━━ Given information ━━

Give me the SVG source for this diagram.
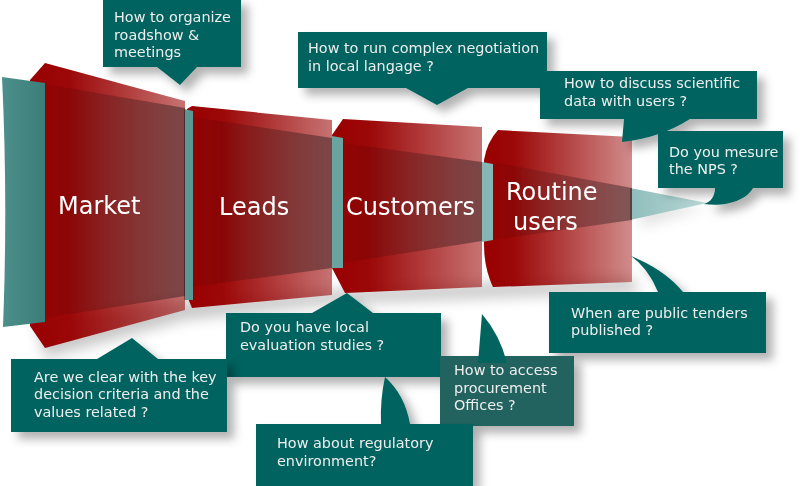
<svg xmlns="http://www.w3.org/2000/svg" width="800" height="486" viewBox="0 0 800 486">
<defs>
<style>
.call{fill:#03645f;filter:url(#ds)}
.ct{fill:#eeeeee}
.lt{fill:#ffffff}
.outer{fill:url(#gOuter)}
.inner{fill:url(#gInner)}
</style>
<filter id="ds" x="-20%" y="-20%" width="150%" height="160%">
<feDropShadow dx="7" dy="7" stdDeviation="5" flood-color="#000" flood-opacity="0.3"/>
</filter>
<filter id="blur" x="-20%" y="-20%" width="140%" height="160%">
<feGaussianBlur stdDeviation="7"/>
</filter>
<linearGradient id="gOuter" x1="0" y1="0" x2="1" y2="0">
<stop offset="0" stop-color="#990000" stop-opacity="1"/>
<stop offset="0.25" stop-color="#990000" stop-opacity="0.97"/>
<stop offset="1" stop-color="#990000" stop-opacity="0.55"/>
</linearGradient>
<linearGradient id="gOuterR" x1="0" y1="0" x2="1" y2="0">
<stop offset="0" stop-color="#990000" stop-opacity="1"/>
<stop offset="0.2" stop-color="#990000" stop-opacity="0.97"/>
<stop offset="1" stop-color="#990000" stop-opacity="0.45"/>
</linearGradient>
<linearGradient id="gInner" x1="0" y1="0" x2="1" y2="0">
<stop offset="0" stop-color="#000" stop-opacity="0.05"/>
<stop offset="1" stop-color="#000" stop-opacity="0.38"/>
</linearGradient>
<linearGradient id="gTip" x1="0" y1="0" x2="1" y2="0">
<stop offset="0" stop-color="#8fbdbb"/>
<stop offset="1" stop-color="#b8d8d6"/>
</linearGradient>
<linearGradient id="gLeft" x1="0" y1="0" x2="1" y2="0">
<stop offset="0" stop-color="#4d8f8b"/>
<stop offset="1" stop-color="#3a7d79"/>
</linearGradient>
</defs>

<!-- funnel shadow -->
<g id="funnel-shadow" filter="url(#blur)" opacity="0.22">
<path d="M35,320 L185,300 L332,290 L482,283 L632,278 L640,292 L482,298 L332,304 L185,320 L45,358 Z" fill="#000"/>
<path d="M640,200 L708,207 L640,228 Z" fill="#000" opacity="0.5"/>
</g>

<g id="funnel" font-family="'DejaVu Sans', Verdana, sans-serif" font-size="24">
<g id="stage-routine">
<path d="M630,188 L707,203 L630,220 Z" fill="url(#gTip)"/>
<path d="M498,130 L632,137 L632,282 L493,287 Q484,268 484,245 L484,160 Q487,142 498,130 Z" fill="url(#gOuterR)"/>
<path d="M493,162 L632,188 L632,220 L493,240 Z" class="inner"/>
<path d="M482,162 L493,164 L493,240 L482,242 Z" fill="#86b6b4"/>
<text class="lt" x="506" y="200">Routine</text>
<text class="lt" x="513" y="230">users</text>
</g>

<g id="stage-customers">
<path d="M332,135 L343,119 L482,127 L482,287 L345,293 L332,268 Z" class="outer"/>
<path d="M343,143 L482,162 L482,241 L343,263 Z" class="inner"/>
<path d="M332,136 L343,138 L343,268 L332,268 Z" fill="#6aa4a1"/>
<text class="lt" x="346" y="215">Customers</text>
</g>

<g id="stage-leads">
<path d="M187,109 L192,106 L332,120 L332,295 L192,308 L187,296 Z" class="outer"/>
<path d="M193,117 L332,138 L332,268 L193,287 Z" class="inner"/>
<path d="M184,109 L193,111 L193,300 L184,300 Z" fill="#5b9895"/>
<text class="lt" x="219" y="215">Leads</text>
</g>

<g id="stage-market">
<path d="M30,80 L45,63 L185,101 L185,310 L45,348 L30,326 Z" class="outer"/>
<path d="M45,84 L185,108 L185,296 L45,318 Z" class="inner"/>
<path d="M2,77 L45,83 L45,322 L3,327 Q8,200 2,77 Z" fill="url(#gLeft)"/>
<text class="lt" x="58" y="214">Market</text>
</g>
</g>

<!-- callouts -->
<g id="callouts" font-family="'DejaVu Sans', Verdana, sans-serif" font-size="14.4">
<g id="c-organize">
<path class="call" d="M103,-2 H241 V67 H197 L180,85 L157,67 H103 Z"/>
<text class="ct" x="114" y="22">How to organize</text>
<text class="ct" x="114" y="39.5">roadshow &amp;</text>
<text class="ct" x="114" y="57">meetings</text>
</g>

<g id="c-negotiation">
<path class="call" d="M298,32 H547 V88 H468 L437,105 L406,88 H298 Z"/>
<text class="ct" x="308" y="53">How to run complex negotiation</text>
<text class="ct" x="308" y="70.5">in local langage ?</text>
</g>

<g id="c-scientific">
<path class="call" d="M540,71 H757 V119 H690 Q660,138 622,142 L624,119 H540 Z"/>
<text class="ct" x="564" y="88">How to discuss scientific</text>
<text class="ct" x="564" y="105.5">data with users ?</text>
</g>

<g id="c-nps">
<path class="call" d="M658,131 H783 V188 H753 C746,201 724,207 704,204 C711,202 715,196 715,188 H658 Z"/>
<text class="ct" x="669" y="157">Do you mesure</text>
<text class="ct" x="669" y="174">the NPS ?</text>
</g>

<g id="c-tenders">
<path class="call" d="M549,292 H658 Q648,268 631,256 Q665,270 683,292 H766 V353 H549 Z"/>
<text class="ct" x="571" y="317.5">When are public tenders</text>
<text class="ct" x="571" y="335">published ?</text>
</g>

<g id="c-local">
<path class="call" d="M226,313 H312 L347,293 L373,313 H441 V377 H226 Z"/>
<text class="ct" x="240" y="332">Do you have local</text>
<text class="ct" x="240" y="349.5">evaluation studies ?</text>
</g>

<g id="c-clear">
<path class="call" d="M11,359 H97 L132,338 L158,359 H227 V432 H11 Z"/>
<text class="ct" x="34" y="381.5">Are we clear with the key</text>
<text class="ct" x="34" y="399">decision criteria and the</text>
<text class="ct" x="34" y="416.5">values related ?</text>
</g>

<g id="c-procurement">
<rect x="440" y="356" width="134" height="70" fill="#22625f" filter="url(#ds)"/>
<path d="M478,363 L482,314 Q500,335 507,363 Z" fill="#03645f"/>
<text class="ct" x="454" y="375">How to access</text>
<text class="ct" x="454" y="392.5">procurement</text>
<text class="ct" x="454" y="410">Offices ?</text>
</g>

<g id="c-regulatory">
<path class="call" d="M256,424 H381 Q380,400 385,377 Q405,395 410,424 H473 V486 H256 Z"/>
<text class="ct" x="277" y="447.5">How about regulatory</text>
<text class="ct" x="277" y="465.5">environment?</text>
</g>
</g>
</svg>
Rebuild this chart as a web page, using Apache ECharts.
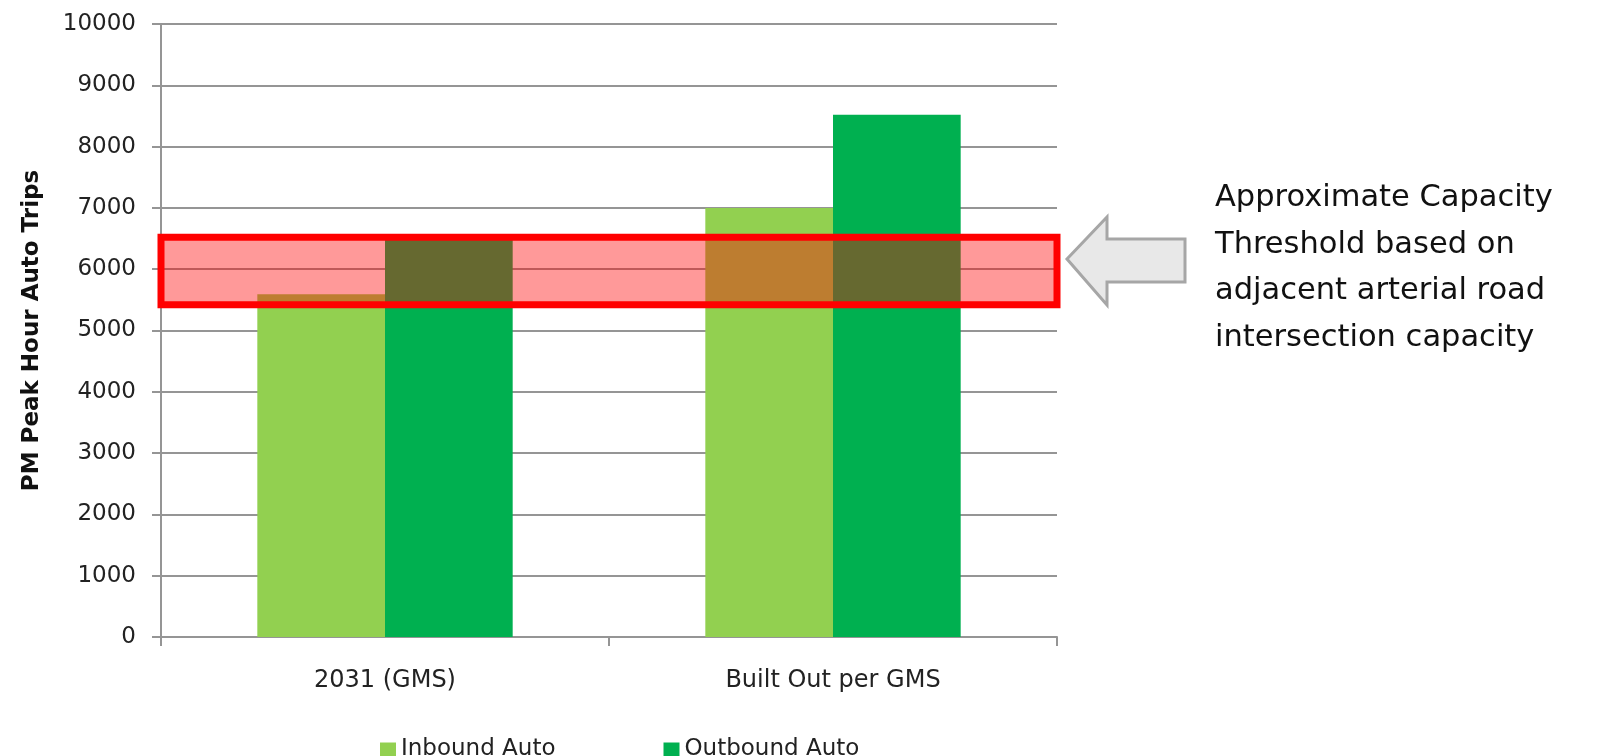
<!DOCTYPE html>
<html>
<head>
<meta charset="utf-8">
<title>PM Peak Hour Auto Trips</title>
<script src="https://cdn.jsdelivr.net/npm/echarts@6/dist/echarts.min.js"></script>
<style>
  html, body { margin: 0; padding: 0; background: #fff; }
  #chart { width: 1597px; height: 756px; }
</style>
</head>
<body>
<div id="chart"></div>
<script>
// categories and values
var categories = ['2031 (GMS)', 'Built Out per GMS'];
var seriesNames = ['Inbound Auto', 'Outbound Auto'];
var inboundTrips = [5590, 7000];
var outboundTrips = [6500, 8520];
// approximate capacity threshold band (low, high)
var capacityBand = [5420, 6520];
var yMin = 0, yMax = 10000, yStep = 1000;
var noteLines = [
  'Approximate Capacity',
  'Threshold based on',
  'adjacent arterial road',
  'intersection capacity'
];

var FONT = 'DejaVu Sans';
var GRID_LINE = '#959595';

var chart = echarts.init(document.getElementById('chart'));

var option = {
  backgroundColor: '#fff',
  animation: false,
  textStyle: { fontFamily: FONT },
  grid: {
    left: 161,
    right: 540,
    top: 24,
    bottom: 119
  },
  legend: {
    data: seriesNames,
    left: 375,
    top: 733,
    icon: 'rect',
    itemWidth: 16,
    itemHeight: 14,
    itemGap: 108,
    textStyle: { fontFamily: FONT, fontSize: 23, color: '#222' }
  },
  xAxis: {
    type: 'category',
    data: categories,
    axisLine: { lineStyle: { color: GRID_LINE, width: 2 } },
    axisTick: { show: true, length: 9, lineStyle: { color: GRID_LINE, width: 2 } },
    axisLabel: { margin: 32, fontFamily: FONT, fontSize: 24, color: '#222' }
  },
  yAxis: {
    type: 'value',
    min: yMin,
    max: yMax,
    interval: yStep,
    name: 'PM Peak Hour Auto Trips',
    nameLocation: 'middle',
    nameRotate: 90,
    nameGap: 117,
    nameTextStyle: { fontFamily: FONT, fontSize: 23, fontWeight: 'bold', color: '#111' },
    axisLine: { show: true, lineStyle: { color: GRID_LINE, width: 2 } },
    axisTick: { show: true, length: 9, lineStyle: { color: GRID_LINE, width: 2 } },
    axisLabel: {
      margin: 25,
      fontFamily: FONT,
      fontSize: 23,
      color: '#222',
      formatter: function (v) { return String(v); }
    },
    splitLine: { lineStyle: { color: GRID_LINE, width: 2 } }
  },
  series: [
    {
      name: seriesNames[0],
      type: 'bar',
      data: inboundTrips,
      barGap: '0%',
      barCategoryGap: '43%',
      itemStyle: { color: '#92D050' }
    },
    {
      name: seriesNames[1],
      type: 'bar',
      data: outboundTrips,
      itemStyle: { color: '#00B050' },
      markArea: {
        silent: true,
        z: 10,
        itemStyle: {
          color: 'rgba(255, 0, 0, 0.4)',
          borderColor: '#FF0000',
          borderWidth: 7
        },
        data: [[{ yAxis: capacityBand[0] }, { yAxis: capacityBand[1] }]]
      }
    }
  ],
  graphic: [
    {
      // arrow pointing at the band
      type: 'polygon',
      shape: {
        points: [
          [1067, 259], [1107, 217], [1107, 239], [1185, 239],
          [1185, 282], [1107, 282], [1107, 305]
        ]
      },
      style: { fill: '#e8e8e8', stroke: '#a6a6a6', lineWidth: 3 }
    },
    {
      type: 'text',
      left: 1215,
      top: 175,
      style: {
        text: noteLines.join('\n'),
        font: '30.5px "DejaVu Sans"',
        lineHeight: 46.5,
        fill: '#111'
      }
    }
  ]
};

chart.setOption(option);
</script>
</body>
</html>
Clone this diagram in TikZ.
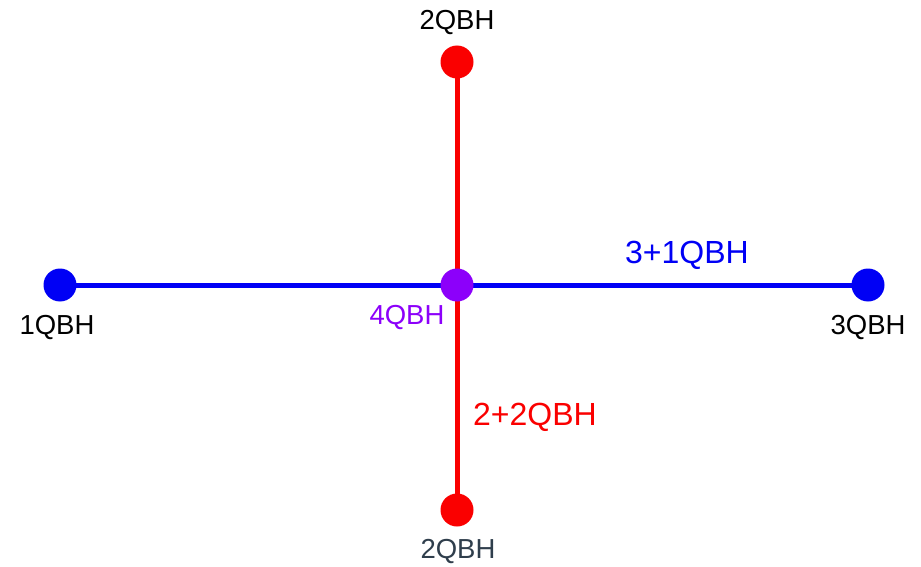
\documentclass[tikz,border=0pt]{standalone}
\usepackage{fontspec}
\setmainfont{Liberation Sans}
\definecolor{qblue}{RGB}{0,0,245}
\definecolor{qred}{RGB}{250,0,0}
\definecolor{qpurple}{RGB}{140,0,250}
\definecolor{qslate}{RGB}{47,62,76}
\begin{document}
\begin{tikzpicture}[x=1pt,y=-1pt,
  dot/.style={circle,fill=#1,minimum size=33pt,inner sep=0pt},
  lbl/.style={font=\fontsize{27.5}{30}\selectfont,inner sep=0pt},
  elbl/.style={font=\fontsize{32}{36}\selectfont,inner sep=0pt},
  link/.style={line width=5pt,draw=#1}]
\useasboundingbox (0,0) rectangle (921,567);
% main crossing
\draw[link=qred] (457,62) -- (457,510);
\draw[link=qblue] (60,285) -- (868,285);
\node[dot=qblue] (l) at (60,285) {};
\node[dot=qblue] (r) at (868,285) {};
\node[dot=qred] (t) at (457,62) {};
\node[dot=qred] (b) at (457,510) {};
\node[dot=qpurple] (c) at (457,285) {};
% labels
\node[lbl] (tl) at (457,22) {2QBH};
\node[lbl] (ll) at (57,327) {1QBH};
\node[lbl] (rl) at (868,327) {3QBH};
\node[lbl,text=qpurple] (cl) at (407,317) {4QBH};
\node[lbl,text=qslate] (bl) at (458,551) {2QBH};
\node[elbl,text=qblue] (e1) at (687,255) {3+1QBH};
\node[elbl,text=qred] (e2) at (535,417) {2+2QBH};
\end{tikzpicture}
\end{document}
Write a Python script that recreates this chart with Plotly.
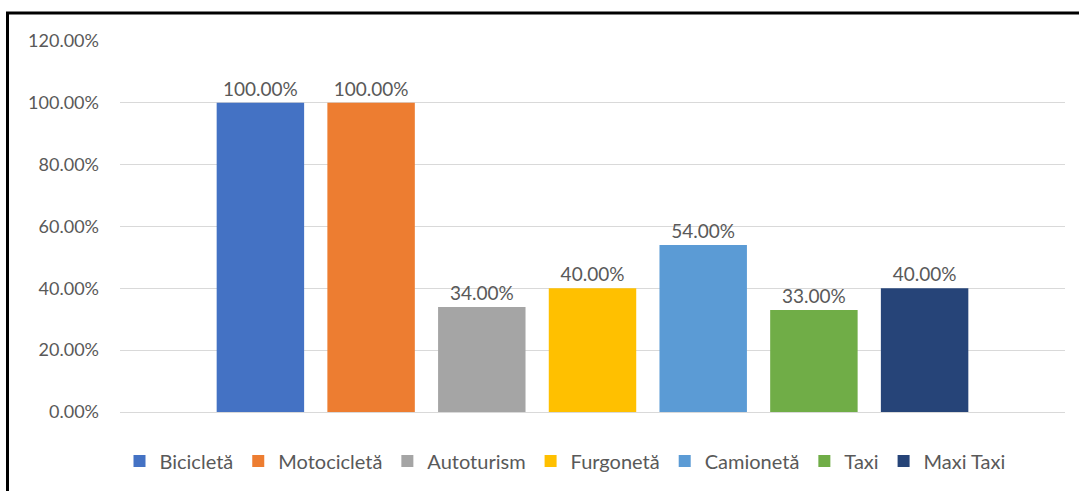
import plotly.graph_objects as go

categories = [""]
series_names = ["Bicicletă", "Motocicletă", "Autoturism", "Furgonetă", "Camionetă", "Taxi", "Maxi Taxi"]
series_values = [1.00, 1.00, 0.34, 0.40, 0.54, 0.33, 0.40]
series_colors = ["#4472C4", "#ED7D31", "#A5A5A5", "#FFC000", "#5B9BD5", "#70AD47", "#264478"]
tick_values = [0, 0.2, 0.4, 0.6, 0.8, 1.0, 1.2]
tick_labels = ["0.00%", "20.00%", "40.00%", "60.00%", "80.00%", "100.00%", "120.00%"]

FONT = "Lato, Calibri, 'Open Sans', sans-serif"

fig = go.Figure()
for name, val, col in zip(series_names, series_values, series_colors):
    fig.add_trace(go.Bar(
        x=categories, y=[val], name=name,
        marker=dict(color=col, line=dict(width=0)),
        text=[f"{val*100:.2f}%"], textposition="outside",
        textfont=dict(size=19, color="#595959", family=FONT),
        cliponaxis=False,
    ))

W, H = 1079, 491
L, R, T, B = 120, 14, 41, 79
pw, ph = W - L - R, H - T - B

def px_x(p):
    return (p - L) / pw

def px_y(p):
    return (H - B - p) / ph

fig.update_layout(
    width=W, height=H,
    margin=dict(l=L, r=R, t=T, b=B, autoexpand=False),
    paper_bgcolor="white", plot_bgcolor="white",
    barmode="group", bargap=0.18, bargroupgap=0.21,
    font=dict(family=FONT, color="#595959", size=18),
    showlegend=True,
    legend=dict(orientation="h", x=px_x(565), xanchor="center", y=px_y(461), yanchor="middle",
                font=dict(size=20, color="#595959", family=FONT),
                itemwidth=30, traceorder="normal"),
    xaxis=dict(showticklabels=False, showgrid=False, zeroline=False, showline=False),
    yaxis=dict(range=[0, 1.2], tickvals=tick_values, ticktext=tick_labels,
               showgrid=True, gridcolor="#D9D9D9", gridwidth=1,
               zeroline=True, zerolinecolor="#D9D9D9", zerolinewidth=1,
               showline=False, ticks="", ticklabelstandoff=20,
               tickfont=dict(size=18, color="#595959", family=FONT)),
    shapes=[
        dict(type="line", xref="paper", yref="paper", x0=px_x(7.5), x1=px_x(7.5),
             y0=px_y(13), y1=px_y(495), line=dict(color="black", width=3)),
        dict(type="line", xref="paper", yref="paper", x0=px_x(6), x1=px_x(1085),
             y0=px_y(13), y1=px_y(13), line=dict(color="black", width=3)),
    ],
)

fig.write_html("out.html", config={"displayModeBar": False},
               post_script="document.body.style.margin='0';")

━━━

Task brief
Reproduce each line from the records that contains the word "diagram".

Answer to this exercise
Give me the SVG source for this diagram.
Clone this diagram in TikZ.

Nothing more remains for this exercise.